El encuentro personal con Cristo ilumina la vida con una nueva luz, nos conduce
por el buen camino y nos compromete a ser sus testigos. Con el nuevo modo que
Él nos proporciona de ver el mundo y las personas, nos hace penetrar más
profundamente en el misterio de la fe, que no es sólo acoger y ratificar con la
inteligencia un conjunto de enunciados teóricos, sino asimilar una experiencia,
vivir una verdad; es la sal y la luz de toda la realidad” (cfr. Veritatis splendor, 88).
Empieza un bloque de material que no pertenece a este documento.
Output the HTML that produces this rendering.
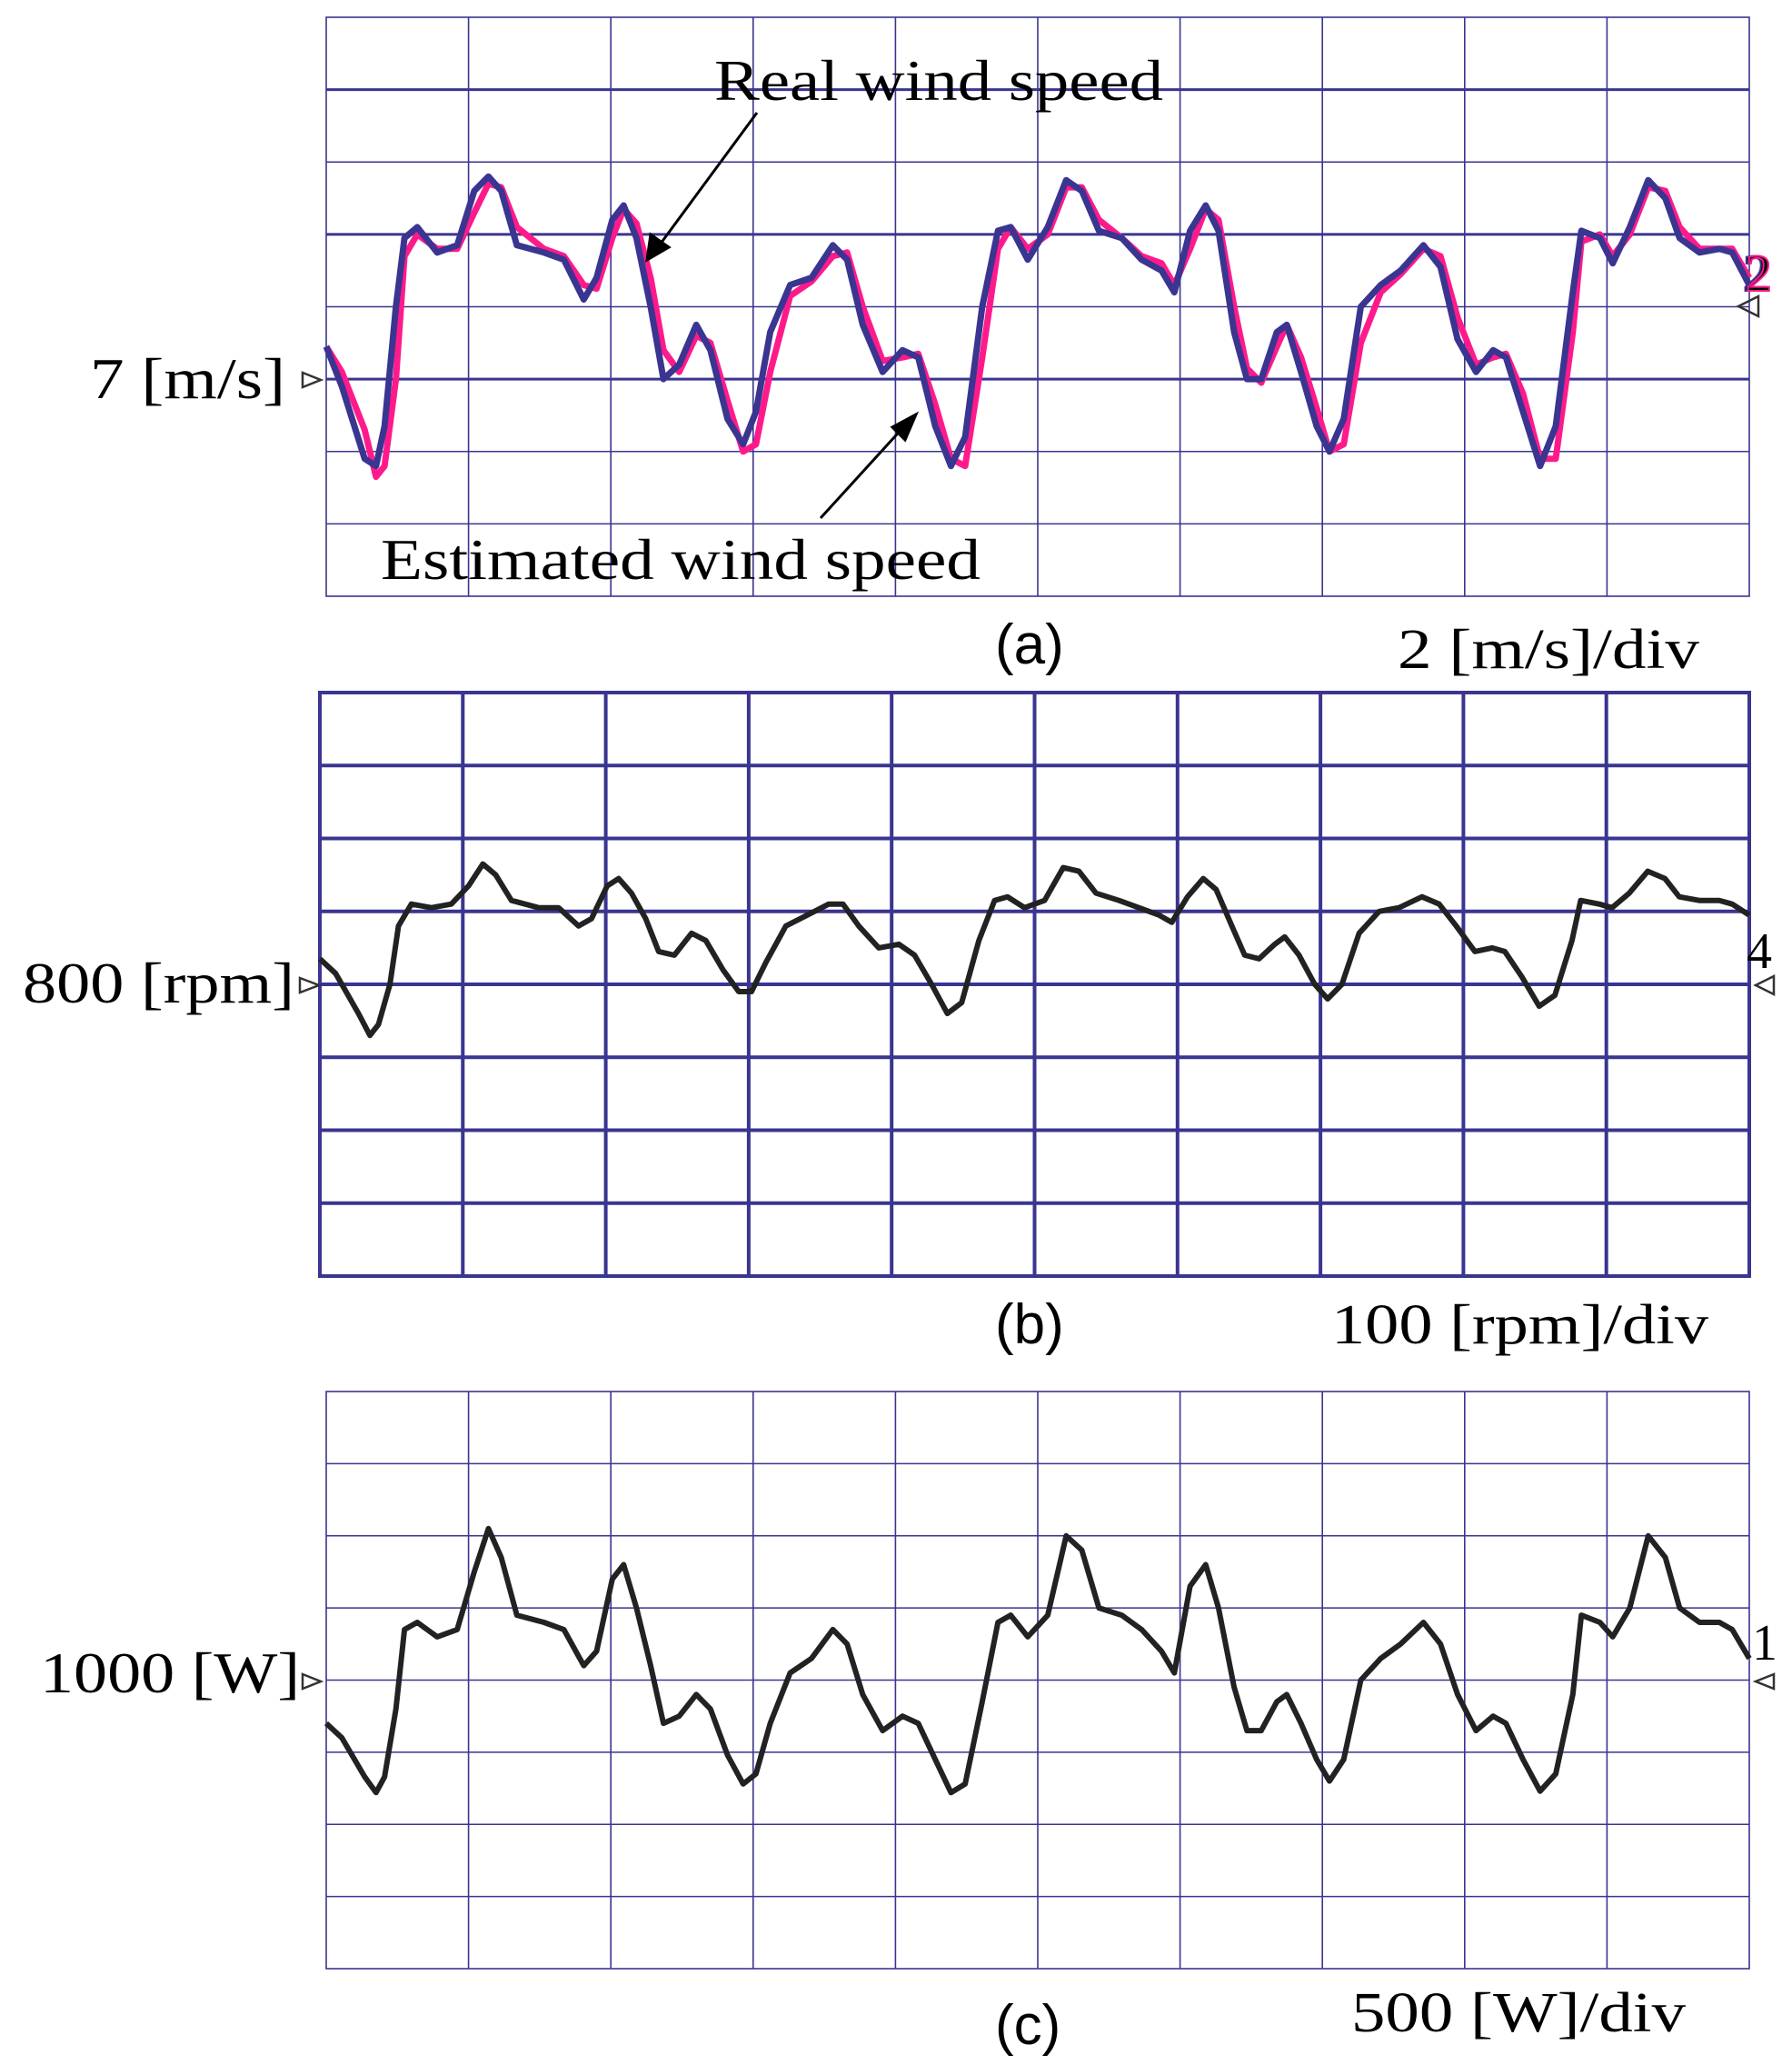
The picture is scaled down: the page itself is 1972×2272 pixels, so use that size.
<!DOCTYPE html>
<html><head><meta charset="utf-8"><style>
html,body{margin:0;padding:0;background:#fff;}
svg{display:block;}
.serif{font-family:"Liberation Serif",serif;fill:#000;}
.sans{font-family:"Liberation Sans",sans-serif;fill:#000;}
</style></head><body>
<svg id="fig" width="1972" height="2272" viewBox="0 0 1972 2272" xmlns="http://www.w3.org/2000/svg">
<g id="gA"></g>
<g id="gB"></g>
<g id="gC"></g>
<g id="txt">
<text class="serif" x="786" y="110" font-size="64" textLength="494" lengthAdjust="spacingAndGlyphs">Real wind speed</text>
<text class="serif" x="419" y="637" font-size="64" textLength="660" lengthAdjust="spacingAndGlyphs">Estimated wind speed</text>
<text class="sans" x="1095" y="730" font-size="62">(a)</text>
<text class="serif" x="1538" y="735" font-size="62" textLength="332" lengthAdjust="spacingAndGlyphs">2 [m/s]/div</text>
<text class="serif" x="99" y="438" font-size="64" textLength="215" lengthAdjust="spacingAndGlyphs">7 [m/s]</text>
<text class="sans" x="1095" y="1478" font-size="62">(b)</text>
<text class="serif" x="1465" y="1478" font-size="62" textLength="415" lengthAdjust="spacingAndGlyphs">100 [rpm]/div</text>
<text class="serif" x="25" y="1103" font-size="64" textLength="299" lengthAdjust="spacingAndGlyphs">800 [rpm]</text>
<text class="sans" x="1095" y="2249" font-size="62">(c)</text>
<text class="serif" x="1487" y="2235" font-size="62" textLength="368" lengthAdjust="spacingAndGlyphs">500 [W]/div</text>
<text class="serif" x="44" y="1862" font-size="64" textLength="286" lengthAdjust="spacingAndGlyphs">1000 [W]</text>
<text class="serif" x="1918" y="320" font-size="58" fill="none" stroke="#3a3590" stroke-width="2">2</text>
<text class="serif" x="1921" y="320" font-size="58" fill="none" stroke="#ff1a8c" stroke-width="2">2</text>
<text class="serif" x="1922" y="1065" font-size="56">4</text>
<text class="serif" x="1928" y="1826" font-size="56" fill="#777">1</text>
<g stroke="#000" stroke-width="3">
<line x1="833" y1="124" x2="724" y2="272"/><polygon points="712,286 716,258 736,272" fill="#000"/>
</g>
<g stroke="#000" stroke-width="3">
<line x1="903" y1="570" x2="996" y2="468"/><polygon points="1008,456 996,484 982,470" fill="#000"/>
</g>
<g fill="none" stroke="#333" stroke-width="2.5">
<polygon points="333,410 353,418 333,426"/>
<polygon points="1935,326 1913,337 1935,348"/>
<polygon points="330,1076 351,1084 330,1092"/>
<polygon points="1952,1074 1932,1084 1952,1094"/>
<polygon points="333,1842 353,1850 333,1858"/>
<polygon points="1952,1842 1932,1850 1952,1858"/>
</g>
</g>
</svg>
<script>
const timeDiv = [0,0.11,0.27,0.35,0.41,0.49,0.55,0.64,0.78,0.92,1.04,1.14,1.23,1.34,1.53,1.67,1.81,1.90,2.01,2.09,2.18,2.28,2.37,2.48,2.60,2.70,2.82,2.93,3.02,3.12,3.26,3.41,3.56,3.66,3.77,3.91,4.05,4.16,4.28,4.39,4.49,4.61,4.72,4.81,4.93,5.07,5.20,5.31,5.43,5.59,5.73,5.87,5.96,6.07,6.18,6.27,6.38,6.47,6.57,6.68,6.75,6.85,6.96,7.05,7.15,7.27,7.41,7.55,7.71,7.83,7.95,8.08,8.20,8.29,8.41,8.53,8.64,8.76,8.82,8.95,9.04,9.16,9.29,9.41,9.51,9.65,9.79,9.88,10.0];
const realWind = [7.9,6.8,4.8,4.6,5.7,9.0,10.9,11.2,10.5,10.7,12.2,12.6,12.2,10.7,10.5,10.3,9.2,9.8,11.4,11.8,10.9,9.0,7.0,7.4,8.5,7.8,5.9,5.2,6.1,8.3,9.6,9.8,10.7,10.3,8.5,7.2,7.8,7.6,5.7,4.6,5.4,9.0,11.1,11.2,10.3,11.2,12.5,12.2,11.1,10.9,10.3,10.0,9.4,11.1,11.8,11.1,8.3,7.0,7.0,8.3,8.5,7.2,5.7,5.0,5.9,9.0,9.6,10.0,10.7,10.1,8.1,7.2,7.8,7.6,6.1,4.6,5.7,9.4,11.1,10.9,10.2,11.2,12.5,12.0,10.9,10.5,10.6,10.5,9.6];
const estWind = [7.9,7.2,5.6,4.3,4.6,7.0,10.4,11.0,10.6,10.6,11.6,12.4,12.3,11.2,10.6,10.4,9.6,9.5,10.9,11.7,11.3,9.8,7.8,7.2,8.2,8.0,6.4,5.0,5.2,7.2,9.3,9.7,10.4,10.5,9.0,7.5,7.6,7.7,6.3,4.8,4.6,7.6,10.6,11.2,10.6,11.0,12.3,12.3,11.4,10.9,10.4,10.2,9.6,10.6,11.7,11.4,9.0,7.3,6.9,7.9,8.5,7.6,6.2,5.0,5.2,8.0,9.4,9.9,10.6,10.4,8.7,7.4,7.6,7.7,6.6,4.8,4.8,8.3,10.8,11.0,10.4,11.0,12.3,12.2,11.2,10.6,10.6,10.6,9.8];
const rotorRpm = [835,815,760,730,745,800,880,910,905,910,935,965,950,915,905,905,880,890,935,945,925,890,845,840,870,860,820,790,790,830,880,895,910,910,880,850,855,840,800,760,775,860,915,920,905,915,960,955,925,915,905,895,885,920,945,930,880,840,835,855,865,840,800,780,800,870,900,905,920,910,880,845,850,845,810,770,785,860,915,910,905,925,955,945,920,915,915,910,895];
const powerW = [700,600,330,220,330,800,1350,1400,1300,1350,1750,2050,1850,1450,1400,1350,1100,1200,1700,1800,1500,1100,700,750,900,800,480,280,350,700,1050,1150,1350,1250,900,650,750,700,450,220,280,850,1400,1450,1300,1450,2000,1900,1500,1450,1350,1200,1050,1650,1800,1500,950,650,650,850,900,700,450,300,450,1000,1150,1250,1400,1250,900,650,750,700,450,230,350,900,1450,1400,1300,1500,2000,1850,1500,1400,1400,1350,1150];

const NS='http://www.w3.org/2000/svg';
function mk(tag,attrs,parent){const e=document.createElementNS(NS,tag);for(const k in attrs)e.setAttribute(k,attrs[k]);parent.appendChild(e);return e;}

function panel(g,x0,y0,x1,y1,thickRows,thinW,thickW,allThick){
  const rect=mk('rect',{x:x0,y:y0,width:x1-x0,height:y1-y0,fill:'#fff',stroke:'#3a3590','stroke-width':allThick?thickW:thinW},g);
  
  
  for(let i=1;i<10;i++){
    const x=x0+(x1-x0)*i/10;
    const l=mk('line',{x1:x,y1:y0,x2:x,y2:y1,stroke:'#3a3590','stroke-width':allThick?thickW:thinW},g);
    
    
  }
  for(let j=1;j<8;j++){
    const y=y0+(y1-y0)*j/8;
    const w=(allThick||thickRows.includes(j))?thickW:thinW;
    const l=mk('line',{x1:x0,y1:y,x2:x1,y2:y,stroke:'#3a3590','stroke-width':w},g);
    
    
  }
}
function trace(g,x0,y0,x1,y1,times,vals,offset,perDiv,color,w,name){
  const xs=t=>x0+(x1-x0)*t/10;
  const ys=v=>y1-(y1-y0)*(4+(v-offset)/perDiv)/8;
  let d='';
  for(let i=0;i<times.length;i++){d+=(i?'L':'M')+xs(times[i]).toFixed(1)+','+ys(vals[i]).toFixed(1);}
  const p=mk('path',{d:d,fill:'none',stroke:color,'stroke-width':w,'stroke-linejoin':'round'},g);
  
  
}
const gA=document.getElementById('gA'),gB=document.getElementById('gB'),gC=document.getElementById('gC');
panel(gA,359,19,1925,656,[1,3,5],1.6,3,false);
trace(gA,359,19,1925,656,timeDiv,estWind,9,2,'#ff1a8c',7,'estimated-wind-speed-trace');
trace(gA,359,19,1925,656,timeDiv,realWind,9,2,'#3a3590',7,'real-wind-speed-trace');
panel(gB,352,762,1925,1404,[],4,4,true);
trace(gB,352,762,1925,1404,timeDiv,rotorRpm,800,100,'#222',6,'rotor-speed-trace');
panel(gC,359,1531,1925,2166,[],1.6,1.6,false);
trace(gC,359,1531,1925,2166,timeDiv,powerW,1000,500,'#222',6,'power-trace');
</script>
</body></html>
Quien no busca, ni encuentra, ni lleva a Cristo en su
corazón por la gracia, vive en las tinieblas más profundas, como sucede en
nuestro mundo contemporáneo, caracterizado por ser un mundo sin Dios, y es por
eso que el joven, iluminado por Cristo debe iluminar a sus hermanos con la luz
de Jesús: “En el contexto actual de secularización, en el que muchos de
nuestros contemporáneos piensan y viven como si Dios no existiera, o son
atraídos por formas de religiosidad irracionales, es necesario que precisamente
vosotros, queridos jóvenes, reafirméis que la fe es una decisión personal que
compromete toda la existencia. ¡Que el Evangelio sea el gran criterio que guíe
las decisiones y el rumbo de vuestra vida! De este modo os haréis misioneros
con los gestos y las palabras y, dondequiera que trabajéis y viváis, seréis
signos del amor de Dios, testigos creíbles de la presencia amorosa de Cristo.
No lo olvidéis: “¡No se enciende una lámpara para ponerla debajo del celemín!”
(cf. Mt 5,15).
En definitiva, según el Santo Padre Juan Pablo II, el joven
está llamado, entonces, a ser santo, no a ser mundano; el joven está llamado a
encontrar a Jesucristo y a conocerlo personalmente, para ser iluminado por Él,
que es la “Luz del mundo”; el joven está llamado a vivir con la vida de
santidad que le comunica Jesucristo, convirtiéndose, de esta manera, en “sal
del mundo y luz de la tierra”, para así dar sabor al mundo e iluminarlo con la
luz misma de Jesús: “Así como la sal da sabor a la comida y la luz ilumina las
tinieblas, así también la santidad da pleno sentido a la vida, haciéndola un
reflejo de la gloria de Dios. ¡Con cuántos santos, también entre los jóvenes,
cuenta la historia de la Iglesia! En su amor por Dios han hecho resplandecer
las mismas virtudes heroicas ante el mundo, convirtiéndose en modelos de vida
propuestos por la Iglesia para que todos les imiten. Entre otros muchos, baste
recordar a Inés de Roma, Andrés de Phú Yên, Pedro Calungsod, Josefina Bakhita,
Teresa de Lisieux, Pier Giorgio Frassati, Marcel Callo, Francisco Castelló Aleu
o, también, Kateri Tekakwitha, la joven iraquesa llamada la "azucena de
los Mohawks". Pido a Dios tres veces Santo que, por la intercesión de esta
muchedumbre inmensa de testigos, os haga ser santos, queridos jóvenes, ¡los
santos del tercer milenio!”.
Por último, ¿dónde encontrar a Jesús, para ser santos, para
ser iluminados por Él, para ser “sal de la tierra y luz del mundo”?
En la Eucaristía, con su Cuerpo, su Sangre, su Alma y su
Divinidad; en la cruz, y en el prójimo más necesitado.